The PCAOB has communicated that its goals are to improve the quality of audit services, respond to emerging technologies, enhance transparency and detect (and prevent) audit deficiencies. Since the creation of the PCAOB, technology and subscription services accounting have altered the accounting industry. As the industry shifts, so has the focus of the PCAOB, which has identified these areas of heightened dependency for review to safeguard the integrity of external audits.

  • The effectiveness of IT general controls: With the industry’s dependency on technology and overall growth in ERP software addressing accounting and finance marketplace needs, the PCAOB has zeroed in on the controls governing how a company’s tech is designed, implemented and utilized. Each information technology general controls (ITGC) element plays a unique role in an entity’s control effectiveness when deficiencies exist, from program change management to password policies and IT operations.

  • The accuracy and completeness of information provided by entity (IPE) & key reports: Consistent with the high level of technology being used industrywide, a company’s calculations and decision-making are more dependent on outputs from this technology (e.g., making sure spreadsheets are accurate). As such, the PCAOB is focusing on the controls and efforts placed on information produced by the entity audit and compliance.

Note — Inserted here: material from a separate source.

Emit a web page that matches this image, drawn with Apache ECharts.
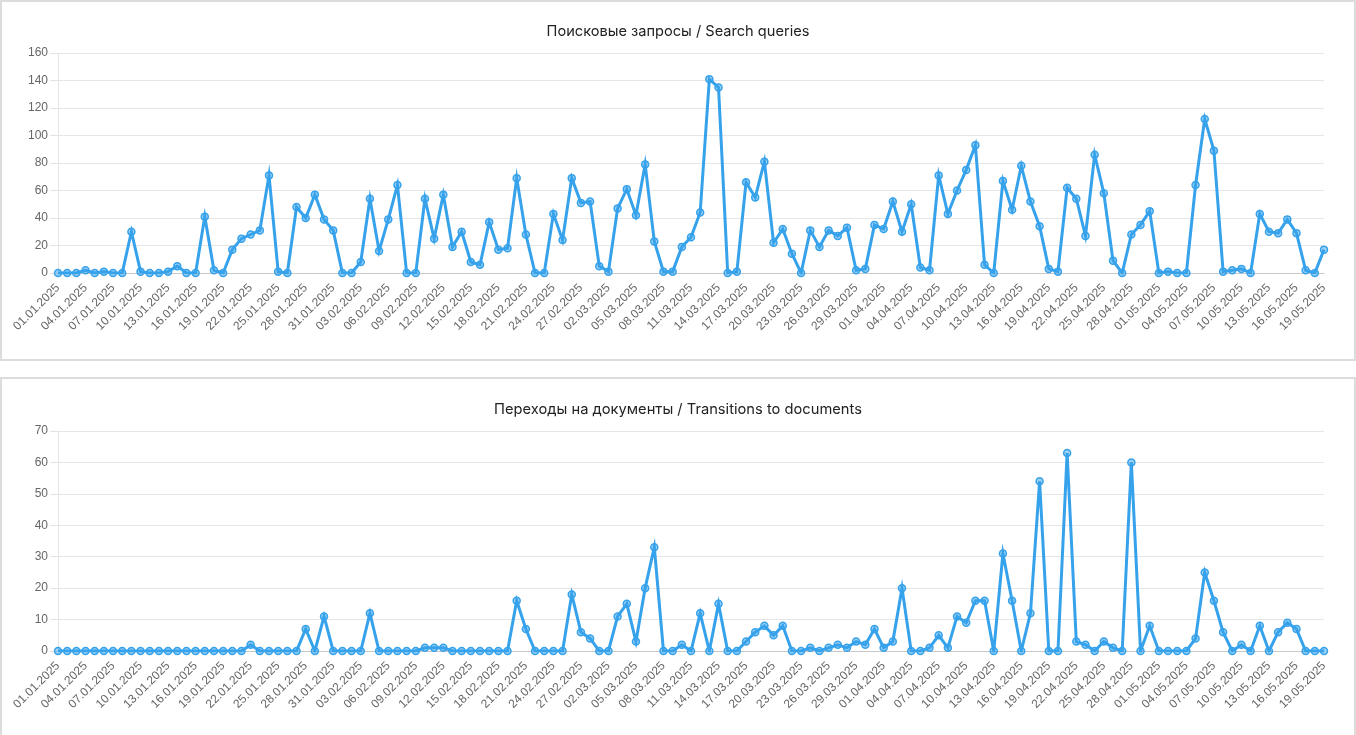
<!DOCTYPE html>
<html>
<head>
<meta charset="utf-8">
<script src="https://cdn.jsdelivr.net/npm/echarts@6/dist/echarts.min.js"></script>
<style>
html,body{margin:0;padding:0;background:#fff;width:1356px;height:735px;overflow:hidden;}
.box{position:absolute;left:0;width:1356px;box-sizing:border-box;border:2px solid #dcdcdc;pointer-events:none;}
.chart{position:absolute;left:0;width:1356px;}
</style>
</head>
<body>
<div id="c1" class="chart" style="top:0;height:360px;"></div>
<div id="c2" class="chart" style="top:377px;height:358px;"></div>
<div class="box" style="top:0;height:361px;"></div>
<div class="box" style="top:377px;height:380px;"></div>
<script>
const daysJan = ["01.01.2025","02.01.2025","03.01.2025","04.01.2025","05.01.2025","06.01.2025","07.01.2025","08.01.2025","09.01.2025","10.01.2025","11.01.2025","12.01.2025","13.01.2025","14.01.2025","15.01.2025","16.01.2025","17.01.2025","18.01.2025","19.01.2025","20.01.2025","21.01.2025","22.01.2025","23.01.2025","24.01.2025","25.01.2025","26.01.2025","27.01.2025","28.01.2025","29.01.2025","30.01.2025","31.01.2025"];
const daysFeb = ["01.02.2025","02.02.2025","03.02.2025","04.02.2025","05.02.2025","06.02.2025","07.02.2025","08.02.2025","09.02.2025","10.02.2025","11.02.2025","12.02.2025","13.02.2025","14.02.2025","15.02.2025","16.02.2025","17.02.2025","18.02.2025","19.02.2025","20.02.2025","21.02.2025","22.02.2025","23.02.2025","24.02.2025","25.02.2025","26.02.2025","27.02.2025","28.02.2025"];
const daysMar = ["01.03.2025","02.03.2025","03.03.2025","04.03.2025","05.03.2025","06.03.2025","07.03.2025","08.03.2025","09.03.2025","10.03.2025","11.03.2025","12.03.2025","13.03.2025","14.03.2025","15.03.2025","16.03.2025","17.03.2025","18.03.2025","19.03.2025","20.03.2025","21.03.2025","22.03.2025","23.03.2025","24.03.2025","25.03.2025","26.03.2025","27.03.2025","28.03.2025","29.03.2025","30.03.2025","31.03.2025"];
const daysApr = ["01.04.2025","02.04.2025","03.04.2025","04.04.2025","05.04.2025","06.04.2025","07.04.2025","08.04.2025","09.04.2025","10.04.2025","11.04.2025","12.04.2025","13.04.2025","14.04.2025","15.04.2025","16.04.2025","17.04.2025","18.04.2025","19.04.2025","20.04.2025","21.04.2025","22.04.2025","23.04.2025","24.04.2025","25.04.2025","26.04.2025","27.04.2025","28.04.2025","29.04.2025","30.04.2025"];
const daysMay = ["01.05.2025","02.05.2025","03.05.2025","04.05.2025","05.05.2025","06.05.2025","07.05.2025","08.05.2025","09.05.2025","10.05.2025","11.05.2025","12.05.2025","13.05.2025","14.05.2025","15.05.2025","16.05.2025","17.05.2025","18.05.2025","19.05.2025"];

const searchJan = [0,0,0,2,0,1,0,0,30,1,0,0,1,5,0,0,41,2,0,17,25,28,31,71,1,0,48,40,57,39,31];
const searchFeb = [0,0,8,54,16,39,64,0,0,54,25,57,19,30,8,6,37,17,18,69,28,0,0,43,24,69,51,52];
const searchMar = [5,1,47,61,42,79,23,1,1,19,26,44,141,135,0,1,66,55,81,22,32,14,0,31,19,31,27,33,2,3,35];
const searchApr = [32,52,30,50,4,2,71,43,60,75,93,6,0,67,46,78,52,34,3,1,62,54,27,86,58,9,0,28,35,45];
const searchMay = [0,1,0,0,64,112,89,1,2,3,0,43,30,29,39,29,2,0,17];

const transJan = [0,0,0,0,0,0,0,0,0,0,0,0,0,0,0,0,0,0,0,0,0,2,0,0,0,0,0,7,0,11,0];
const transFeb = [0,0,0,12,0,0,0,0,0,1,1,1,0,0,0,0,0,0,0,16,7,0,0,0,0,18,6,4];
const transMar = [0,0,11,15,3,20,33,0,0,2,0,12,0,15,0,0,3,6,8,5,8,0,0,1,0,1,2,1,3,2,7];
const transApr = [1,3,20,0,0,1,5,1,11,9,16,16,0,31,16,0,12,54,0,0,63,3,2,0,3,1,0,60,0,8];
const transMay = [0,0,0,0,4,25,16,6,0,2,0,8,0,6,9,7,0,0,0];

const titleSearch = "Поисковые запросы / Search queries";
const titleTrans = "Переходы на документы / Transitions to documents";
const yTicksSearch = {max:160, interval:20};
const yTicksTrans = {max:70, interval:10};

const categories = [].concat(daysJan, daysFeb, daysMar, daysApr, daysMay);
const searchValues = [].concat(searchJan, searchFeb, searchMar, searchApr, searchMay);
const transValues = [].concat(transJan, transFeb, transMar, transApr, transMay);

const BLUE = '#36a2eb';
const labelFont = '"Liberation Sans", Arial, sans-serif';

function makeOption(title, data, yt, gridTop, titleTop, titleSize) {
  return {
    animation: false,
    title: {
      text: title, left: 'center', top: titleTop,
      textStyle: {fontFamily: 'Inter, "Noto Sans", sans-serif', fontSize: titleSize, fontWeight: 'normal', color: '#222'}
    },
    grid: {left: 58, right: 32, top: gridTop, height: 220, containLabel: false},
    xAxis: {
      type: 'category', data: categories, boundaryGap: false,
      axisLine: {show: true, lineStyle: {color: '#c8c8c8', width: 1}},
      axisTick: {show: false},
      splitLine: {show: false},
      axisLabel: {interval: 2, rotate: 45, margin: 13, color: '#666', fontSize: 12, fontFamily: labelFont}
    },
    yAxis: {
      type: 'value', min: 0, max: yt.max, interval: yt.interval,
      axisLine: {show: true, lineStyle: {color: '#e3e3e3'}},
      axisTick: {show: true, length: 8, lineStyle: {color: '#e3e3e3'}},
      splitLine: {show: true, lineStyle: {color: '#e6e6e6'}},
      axisLabel: {margin: 10, color: '#666', fontSize: 12, fontFamily: labelFont}
    },
    series: [{
      type: 'line', data: data,
      symbol: 'circle', symbolSize: 7, showAllSymbol: true,
      lineStyle: {color: BLUE, width: 3, join: 'miter'},
      itemStyle: {color: 'rgba(54,162,235,0.5)', borderColor: BLUE, borderWidth: 1.5}
    }]
  };
}

const c1 = echarts.init(document.getElementById('c1'));
c1.setOption(makeOption(titleSearch, searchValues, yTicksSearch, 53, 19, 14.6));
const c2 = echarts.init(document.getElementById('c2'));
c2.setOption(makeOption(titleTrans, transValues, yTicksTrans, 54, 20, 14.7));
</script>
</body>
</html>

  • The precision and accuracy of management review controls: The PCAOB has directed its attention to ensuring management is applying precision and accuracy in their reviews. Asking the questions: Are review controls designed and executed appropriately? Are controls precise enough to detect significant issues? Did the organization conduct an impact analysis once a deficiency was identified?

  • The segregation of duties and access to master serial advanced technology attachment (SATA) maintenance: The segregation of duties is a foundational building block of sustainable risk management and internal business controls. The PCAOB is looking deeper into who owns (and has access to) an entity’s data. This includes identifying those with access to initiate, change, execute and review transactions or who conduct master data maintenance and own master data files.

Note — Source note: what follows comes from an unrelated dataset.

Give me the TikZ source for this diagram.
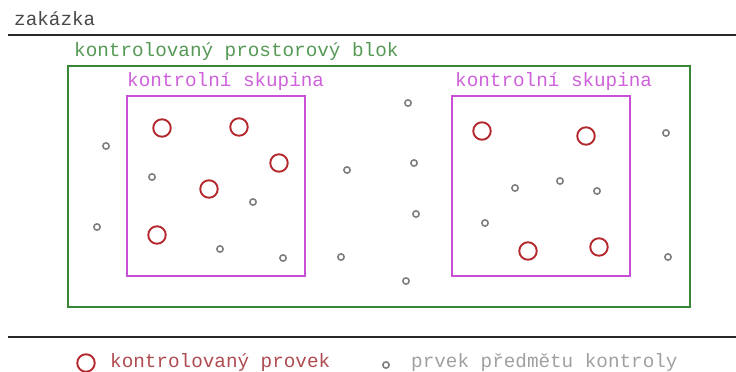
\documentclass[tikz,border=0pt]{standalone}
\usepackage{fontspec}
\setmonofont{Liberation Mono}
\begin{document}
\begin{tikzpicture}[x=1pt,y=-1pt,
  lbl/.style={font=\ttfamily\fontsize{19.3pt}{22pt}\selectfont, anchor=base west, inner sep=0pt},
  ctrl/.style={circle, draw=ctrlred, line width=1.9pt, minimum size=17.5pt, inner sep=0pt},
  item/.style={circle, draw=itemgray, line width=1.6pt, minimum size=6.3pt, inner sep=0pt},
  rule/.style={draw=rulegray, line width=2pt},
  blockbox/.style={draw=blockgreen, line width=2pt},
  groupbox/.style={draw=groupmag, line width=2pt}]
\definecolor{ctrlred}{RGB}{180,40,45}
\definecolor{itemgray}{RGB}{128,128,128}
\definecolor{rulegray}{RGB}{40,40,40}
\definecolor{blockgreen}{RGB}{55,135,55}
\definecolor{groupmag}{RGB}{200,80,215}
\definecolor{legendred}{RGB}{175,75,80}
\useasboundingbox (0,0) rectangle (736,372);

% order line and its label
\node[lbl, text=rulegray!85!white] (order) at (14,25) {zakázka};
\coordinate (ruleTopL) at (8,35);
\coordinate (ruleTopR) at (736,35);
\path[rule] (ruleTopL) -- (ruleTopR);

% controlled spatial block
\node[lbl, text=blockgreen!85!white] (blocklbl) at (74,56) {kontrolovaný prostorový blok};
\coordinate (blockNW) at (68,66);
\coordinate (blockSE) at (690,307);
\path[blockbox] (blockNW) rectangle (blockSE);

% control groups
\node[lbl, text=groupmag!90!white] (grpAlbl) at (127,86) {kontrolní skupina};
\coordinate (grpANW) at (127,96);
\coordinate (grpASE) at (305,276);
\path[groupbox] (grpANW) rectangle (grpASE);

\node[lbl, text=groupmag!90!white] (grpBlbl) at (455,86) {kontrolní skupina};
\coordinate (grpBNW) at (452,96);
\coordinate (grpBSE) at (630,276);
\path[groupbox] (grpBNW) rectangle (grpBSE);

% controlled items
\node[ctrl] (c1) at (162,128) {};
\node[ctrl] (c2) at (239,127) {};
\node[ctrl] (c3) at (279,163) {};
\node[ctrl] (c4) at (209,189) {};
\node[ctrl] (c5) at (157,235) {};
\node[ctrl] (c6) at (482,131) {};
\node[ctrl] (c7) at (586,136) {};
\node[ctrl] (c8) at (528,251) {};
\node[ctrl] (c9) at (599,247) {};

% items subject to control
\node[item] (i1) at (106,146) {};
\node[item] (i2) at (152,177) {};
\node[item] (i3) at (253,202) {};
\node[item] (i4) at (97,227) {};
\node[item] (i5) at (220,249) {};
\node[item] (i6) at (283,258) {};
\node[item] (i7) at (347,170) {};
\node[item] (i8) at (341,257) {};
\node[item] (i9) at (408,103) {};
\node[item] (i10) at (414,163) {};
\node[item] (i11) at (416,214) {};
\node[item] (i12) at (406,281) {};
\node[item] (i13) at (515,188) {};
\node[item] (i14) at (560,181) {};
\node[item] (i15) at (597,191) {};
\node[item] (i16) at (485,223) {};
\node[item] (i17) at (666,133) {};
\node[item] (i18) at (668,257) {};

% legend
\coordinate (ruleBotL) at (8,337);
\coordinate (ruleBotR) at (736,337);
\path[rule] (ruleBotL) -- (ruleBotR);
\node[ctrl] (legC) at (86,363) {};
\node[lbl, text=legendred] (legCtxt) at (110,367) {kontrolovaný provek};
\node[item] (legI) at (386,365) {};
\node[lbl, text=itemgray!75!white] (legItxt) at (411,367) {prvek předmětu kontroly};
\end{tikzpicture}
\end{document}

With the PCAOB homing in its focus on these areas, here are three actions company finance leaders can take to ensure compliance and focus internal resources on their core business operations.

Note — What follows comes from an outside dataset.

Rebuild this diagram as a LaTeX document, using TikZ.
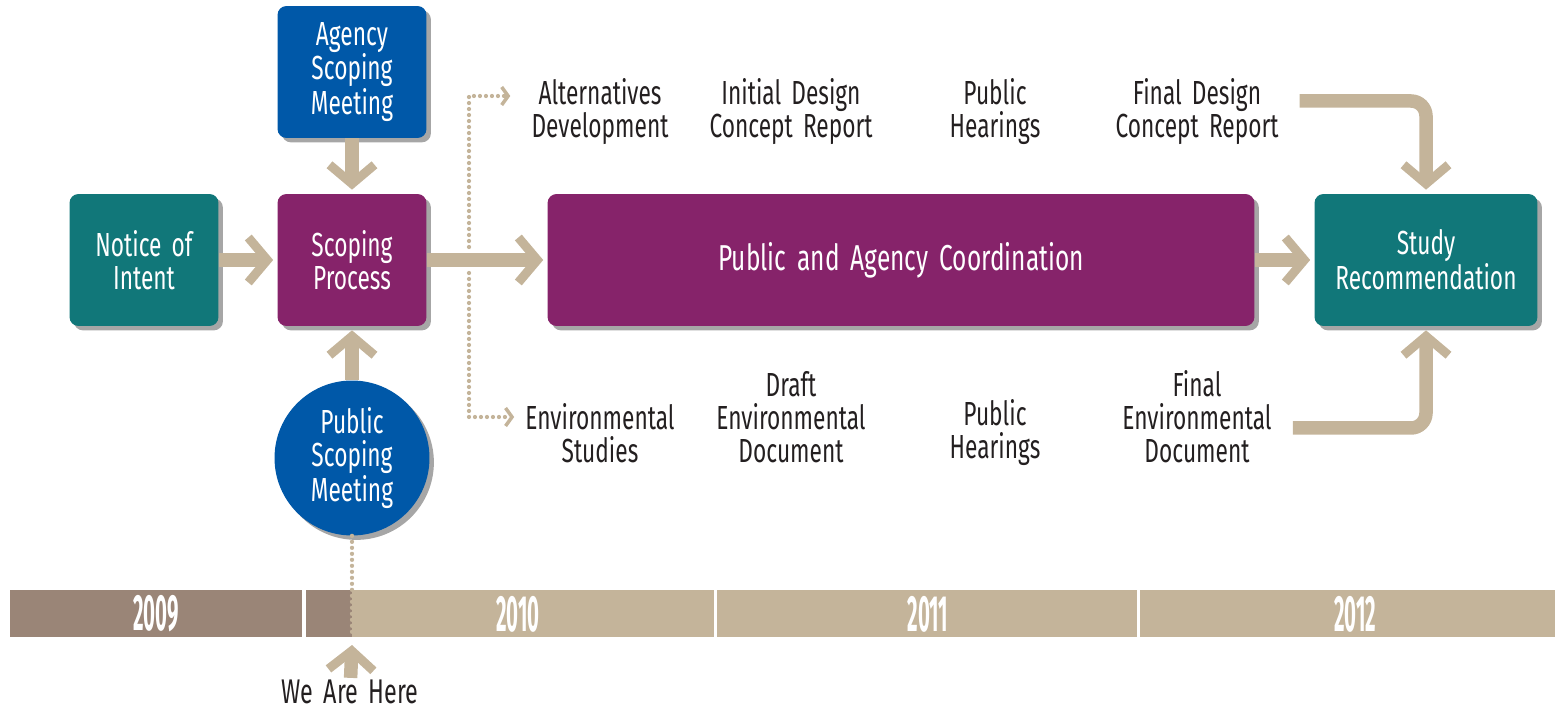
\documentclass[tikz,border=0pt]{standalone}
\usepackage{fontspec}
\setmainfont{Fira Sans}[FakeStretch=0.68,WordSpace=1.7]
\newfontfamily\yearfont{Fira Sans}[FakeStretch=0.4]
\usetikzlibrary{arrows.meta,shadows}
\begin{document}
\begin{tikzpicture}[x=0.02cm,y=-0.02cm,
  stagebox/.style={rounded corners=0.18cm,minimum width=2.98cm,minimum height=2.64cm,
    inner sep=0pt,text=white,align=center,font=\fontsize{19}{18.8}\selectfont,
    drop shadow={shadow xshift=2.5pt,shadow yshift=-2.5pt,opacity=0.35,fill=black}},
  stagetext/.style={align=center,text=customcolor0,font=\fontsize{19}{18.8}\selectfont},
  yeartext/.style={text=white,font=\fontsize{29}{29}\yearfont\bfseries},
  bigarrow/.style={customcolor4,line width=0.27cm,shorten >=0.08cm,
    -{Straight Barb[length=0.38cm,width=0.9cm,line width=0.18cm]}},
  dotline/.style={customcolor4,line width=0.085cm,line cap=round,dash pattern=on 0pt off 0.12cm},
  dotarrow/.style={dotline,-{Straight Barb[length=0.13cm,width=0.36cm,line width=0.07cm]}}]
\definecolor{customcolor0}{HTML}{231F20}
\definecolor{customcolor1}{HTML}{0058A8}
\definecolor{customcolor2}{HTML}{117779}
\definecolor{customcolor3}{HTML}{86236A}
\definecolor{customcolor4}{HTML}{C4B49A}
\definecolor{customcolor5}{HTML}{9A8577}
\useasboundingbox (0,0) rectangle (1555,712);
% boxes
\node[stagebox,fill=customcolor1] (asm) at (352,72) {Agency\\Scoping\\Meeting};
\node[stagebox,fill=customcolor2] (noi) at (144,260) {Notice of\\Intent};
\node[stagebox,fill=customcolor3] (sp) at (352,260) {Scoping\\Process};
\node[stagebox,circle,minimum size=3.1cm,fill=customcolor1] (psm) at (352,458) {Public\\Scoping\\Meeting};
\node[stagebox,fill=customcolor3,minimum width=14.14cm,font=\fontsize{20.5}{20}\selectfont] (pac) at (901,260) {Public and Agency Coordination};
\node[stagebox,fill=customcolor2,minimum width=4.46cm] (sr) at (1426,260) {Study\\Recommendation};
% steps above and below
\node[stagetext] (ad) at (600,112) {Alternatives\\Development};
\node[stagetext] (idcr) at (791,112) {Initial Design\\Concept Report};
\node[stagetext] (ph1) at (995,112) {Public\\Hearings};
\node[stagetext] (fdcr) at (1197,112) {Final Design\\Concept Report};
\node[stagetext] (es) at (600,433) {Environmental\\Studies};
\node[stagetext] (ded) at (791,417) {Draft\\Environmental\\Document};
\node[stagetext] (ph2) at (995,433) {Public\\Hearings};
\node[stagetext] (fed) at (1197,417) {Final\\Environmental\\Document};
% arrows
\draw[bigarrow] (noi) -- (sp);
\draw[bigarrow] (asm) -- (sp);
\draw[bigarrow] (psm) -- (sp);
\draw[bigarrow] (sp) -- (pac);
\draw[bigarrow] (pac) -- (sr);
\draw[bigarrow,rounded corners=0.3cm] ([xshift=0.3cm,yshift=0.22cm]fdcr.east) -| (sr.north);
\draw[bigarrow,rounded corners=0.3cm] ([xshift=0.3cm,yshift=-0.22cm]fed.east) -| (sr.south);
% dotted branches
\coordinate (dtop) at (469,247);
\coordinate (dbot) at (469,273);
\draw[dotarrow] (dtop) |- ([xshift=-0.3cm,yshift=0.32cm]ad.west);
\draw[dotarrow] (dbot) |- ([xshift=-0.1cm,yshift=0.32cm]es.west);
% time line
\fill[customcolor5] (10,590) rectangle (302,637);
\fill[customcolor5] (306,590) rectangle (352,637);
\fill[customcolor4] (352,590) rectangle (714,637);
\fill[customcolor4] (717,590) rectangle (1137,637);
\fill[customcolor4] (1140,590) rectangle (1555,637);
\node[yeartext] (y2009) at (156,614) {2009};
\node[yeartext] (y2010) at (518,614) {2010};
\node[yeartext] (y2011) at (928,614) {2011};
\node[yeartext] (y2012) at (1355,614) {2012};
% we are here
\coordinate (now) at (352,637);
\coordinate (nowtip) at (352,645);
\draw[dotline] (psm) -- (now);
\node[stagetext,font=\fontsize{19.5}{19}\selectfont,inner sep=1pt] (wah) at (350,692) {We Are Here};
\draw[bigarrow,shorten >=0pt] (wah) -- (nowtip);
\end{tikzpicture}
\end{document}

  1. Consider outsourcing financial reporting activities.

Let a team with technical knowledge, expertise, experience and resources handle the complexities, and ever-changing regulations, of financial reporting to ensure its completeness, accuracy and compliance. By outsourcing their financial reporting, CEOs, CFOs, managers and accounting departments can proficiently navigate the shifting business terrain, revolving people and alleviate mounting pressures to stay on top of and in compliance with the industry’s regulatory changes.

  1. Talk to your auditors.

For public entities, it’s critical to understand the areas their auditors are acutely focused on to ensure alignment between internal and external teams. Open communication is the key to getting to an answer sooner rather than later and with enough time for remediation—if needed.

  1. Review your IT environment.

With a growing industrywide dependence on technology, it is essential for management to review their IT stack to understand how dependent their company is on technology. Only then can they truly understand if there are gaps in their dependencies or if there is a need to manage controls in a new way. Organizations should be laser-focused on ITGCs. Tech-forward companies need even more guardrails around their technology to ensure accuracy.

Those responsible for preparing and overseeing the preparation of reliable accounting and financial information for public and private companies are in a pressure vacuum. A challenging environment now exists due to the shifting business landscape, rise in technology, diminishing labor force, increase in public companies, regulatory changes and unforeseen global events. Companies don’t have to navigate this alone. By outsourcing financial reporting, communicating openly with external auditors and taking a deeper look at their technology environment, public company leaders can weather shifts that come their way.